Emparons-nous donc du sujet, ce territoire le vaut vraiment ; et pour ma part, j'y vois vraiment l'intérêt de la population et de nos concitoyens, qui ne veulent pas être des citoyens de seconde zone : ils n'ont aucune raison de l'être. Pour cela, il faut les aider par le développement économique, par les relations internationales notamment avec l'Union des Comores. Mais aussi – mais peut-être n'est-ce pas totalement politiquement correct – en luttant contre le détournement des droits et des procédures dans lequel s'engouffrent parfois des candidats à l'immigration de façon indue. Il ne s'agit pas de rejeter ceux qui ont besoin d'être assistés, secourus et accueillis, mais de combattre avec clarté et fermeté les détournements des droits et des procédures, faute de quoi les choses se font au détriment de tous, et en particulier de ceux nos concitoyens qui vivent sur place.

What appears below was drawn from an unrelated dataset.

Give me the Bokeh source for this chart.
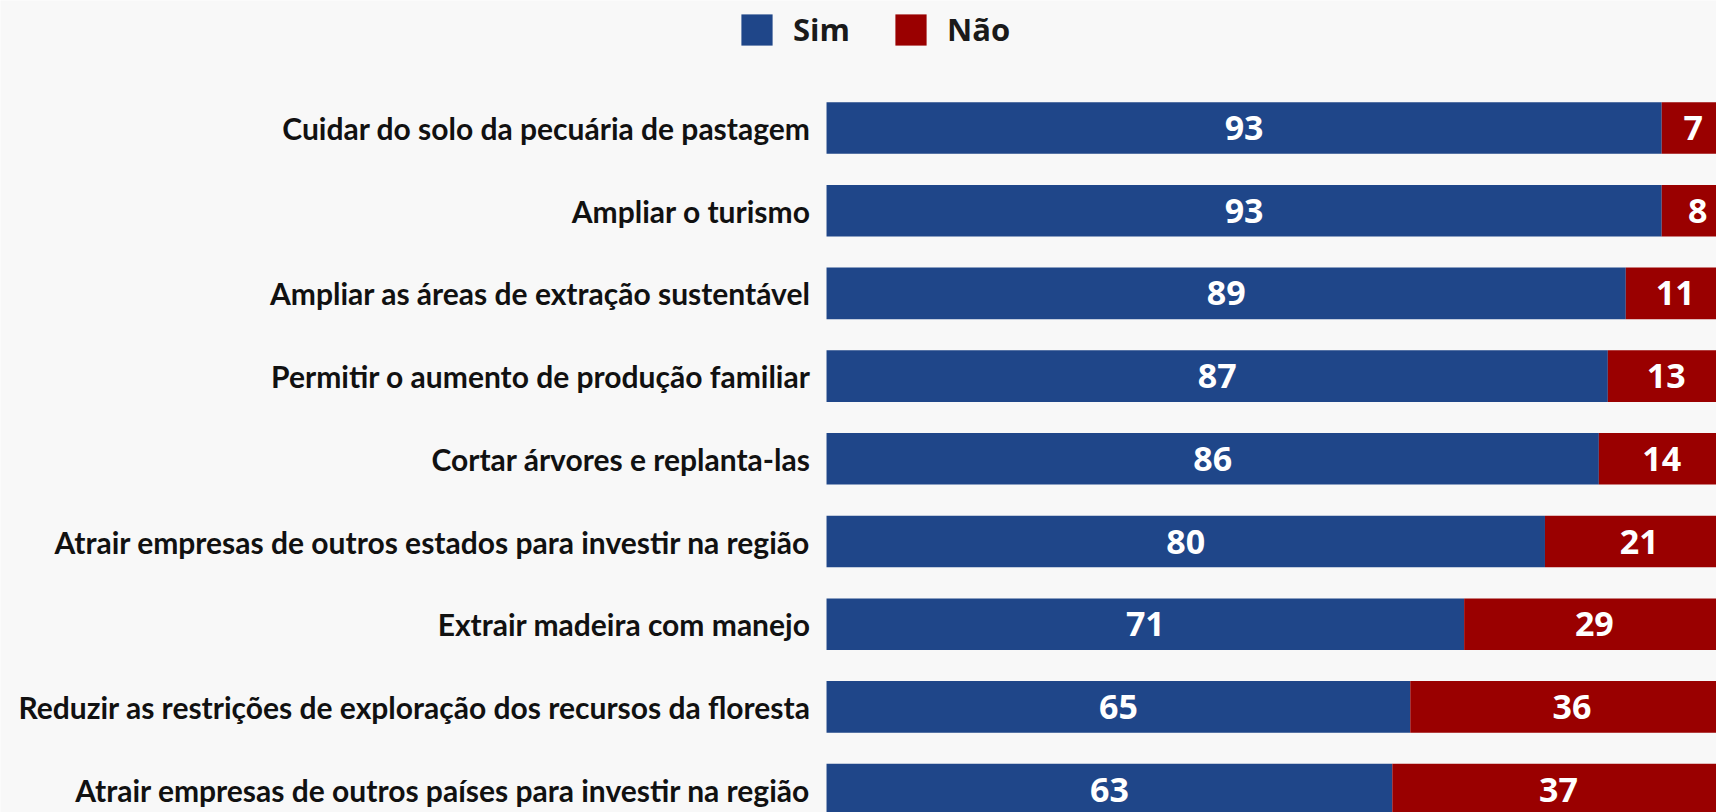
from bokeh.plotting import figure
from bokeh.models import Range1d, ColumnDataSource, Legend, LegendItem
from bokeh.core.properties import value
from bokeh.embed import file_html
from bokeh.resources import INLINE

categories = [
    "Cuidar do solo da pecuária de pastagem",
    "Ampliar o turismo",
    "Ampliar as áreas de extração sustentável",
    "Permitir o aumento de produção familiar",
    "Cortar árvores e replanta-las",
    "Atrair empresas de outros estados para investir na região",
    "Extrair madeira com manejo",
    "Reduzir as restrições de exploração dos recursos da floresta",
    "Atrair empresas de outros países para investir na região",
]
sim = [93, 93, 89, 87, 86, 80, 71, 65, 63]
nao = [7, 8, 11, 13, 14, 21, 29, 36, 37]
series_names = ["Sim", "Não"]

BLUE = "#1F4689"
RED = "#9A0000"
BG = "#F8F8F8"
LABEL_FONT = "Lato"
NUM_FONT = "Open Sans"

pos = list(range(len(categories)))
src = ColumnDataSource(dict(
    pos=pos,
    cat=categories,
    zero=[0] * len(pos),
    sim=sim,
    nao=nao,
    total=[s + n for s, n in zip(sim, nao)],
    sim_mid=[s / 2 for s in sim],
    nao_mid=[s + n / 2 for s, n in zip(sim, nao)],
    sim_lbl=[str(s) for s in sim],
    nao_lbl=[str(n) for n in nao],
))

p = figure(width=1716, height=812, output_backend="svg", toolbar_location=None,
           x_range=Range1d(-91.98, 99.1), y_range=Range1d(8.277, -1.542),
           x_axis_location=None, y_axis_location=None,
           min_border_left=0, min_border_right=0, min_border_top=0, min_border_bottom=0)
p.background_fill_color = BG
p.border_fill_color = BG
p.outline_line_color = None
p.xgrid.visible = False
p.ygrid.visible = False

bar_h = 0.624
r_sim = p.hbar(y="pos", left="zero", right="sim", height=bar_h, source=src,
               fill_color=BLUE, line_color=None)
r_nao = p.hbar(y="pos", left="sim", right="total", height=bar_h, source=src,
               fill_color=RED, line_color=None)

for xcol, tcol in (("sim_mid", "sim_lbl"), ("nao_mid", "nao_lbl")):
    p.text(x=xcol, y="pos", text=tcol, source=src, text_align="center",
           text_baseline="middle", text_color="white",
           text_font=value(NUM_FONT), text_font_size="34px", text_font_style="bold")

# category labels, right-aligned just left of the bars' origin
p.text(x="zero", y="pos", text="cat", source=src, x_offset=-16,
       text_align="right", text_baseline="middle", text_color="#111111",
       text_font=value(LABEL_FONT), text_font_size="30px", text_font_style="bold")

legend = Legend(items=[LegendItem(label=series_names[0], renderers=[r_sim]),
                       LegendItem(label=series_names[1], renderers=[r_nao])],
                orientation="horizontal", location=(737, 762),
                glyph_width=39, glyph_height=39, label_standoff=17, spacing=41,
                padding=0, margin=0, border_line_color=None, background_fill_alpha=0,
                label_text_font=NUM_FONT, label_text_font_size="31px",
                label_text_font_style="bold", label_text_color="#1a1a1a")
p.add_layout(legend)

open("out.html", "w").write(file_html(p, INLINE))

Ce déplacement a été riche et plein d'enseignements. Même si parfois nos compatriotes de l'hexagone imaginent que travailler sur les outre-mer, c'est « coquillages et cocotiers », c'est « se la couler douce »… qu'ils n'en croient rien ! Il est indispensable que les parlementaires non ultramarins se rendent sur place : comment sinon pourrions-nous légiférer sur ces questions ? Il y a bien des territoires où y faut venir découvrir les situations, et on ne peut pas avoir de certitudes sans être allé un minimum se rendre compte sur le terrain.

C'était bien l'intérêt de ce déplacement, et je vous remercie, madame la présidente, de m'avoir, sinon emmené dans vos bagages… en tout cas permis de vous accompagner avec Stéphane Mazars. N'oublions pas non plus, je le dis en toute sincérité, que ces déplacements, en outre-mer ou ailleurs – cela avait été le cas sur le « dossier prisons » –, sont aussi l'occasion, dans le respect de nos différences assumées, de travailler en bonne intelligence dans l'intérêt collectif. Saluons et remercions donc les outre-mer, et surtout Mayotte, de nous avoir permis de nous retrouver plus souvent que nous ne le ferions autrement.